Weekly carload volume was down 5.7 percent in the East and 7.8 percent in the West, and only nine of 20 commodity groups posted gains, led by farm products excluding grain (72 percent) and petroleum products (52.7 percent). Iron and steel scrap loads tumbled 32.8 percent, grain volume fell 19 percent and coal carloads declined 15.2 percent.

At least intermodal volume continued a year-long ramp up. For the week ending Oct. 27, U.S. containers and trailers totaled 253,186 units, up 3.9 percent year over year.

Highway-to-intermodal conversion opportunities continue to drive growth in domestic intermodal, said Robert W. Baird & Co. Inc. analysts in their weekly "Rail Flash" report. On Oct. 28, Union Pacific Railroad announced it was implementing surge volume surcharges because container capacity was again constrained in southern California, they said.
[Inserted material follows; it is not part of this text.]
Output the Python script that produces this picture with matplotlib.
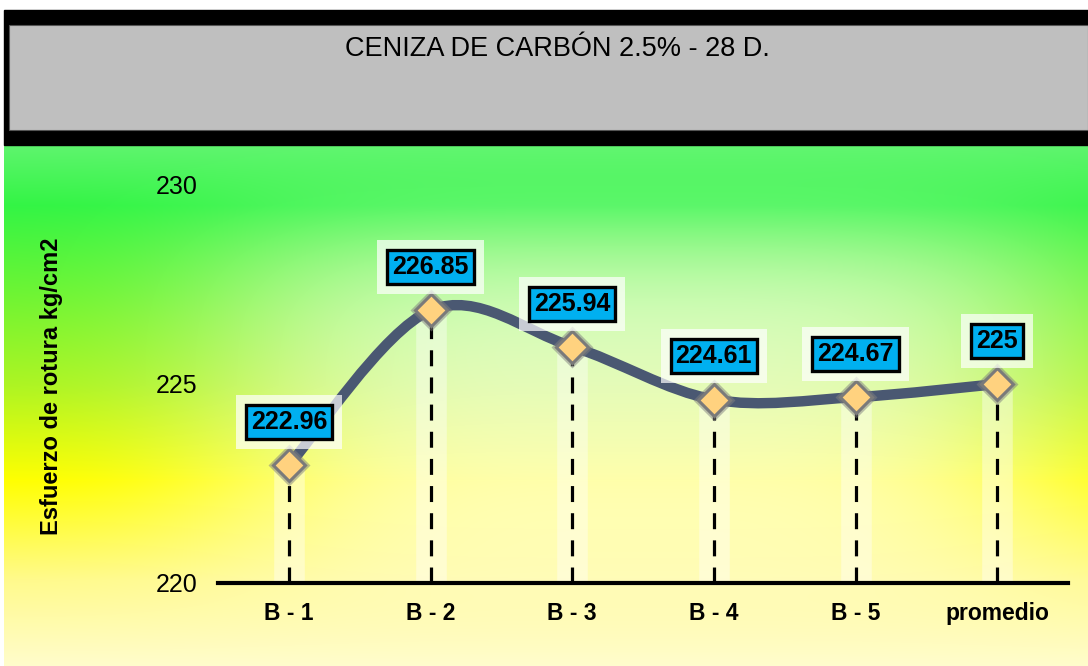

"UP also experienced southern California capacity constraints in late September to early October, corresponding with firming in broader freight trends," Baird analysts said.

Meanwhile, Canadian railroads reported 81,679 carloads for the week, up 1.4 percent, and 54,847 containers and trailers, up 6.2 percent. Mexican railroads' weekly carloads climbed 6.2 percent to 14,771 units and intermodal volume leaped 56.3 percent to 11,129 units.

Through 2012's first 43 weeks, 13 reporting U.S., Canadian and Mexican railroads handled 16,126,785 carloads, down 1.7 percent, and 12,876,326 containers and trailers, up 4.7 percent compared with the same period last year.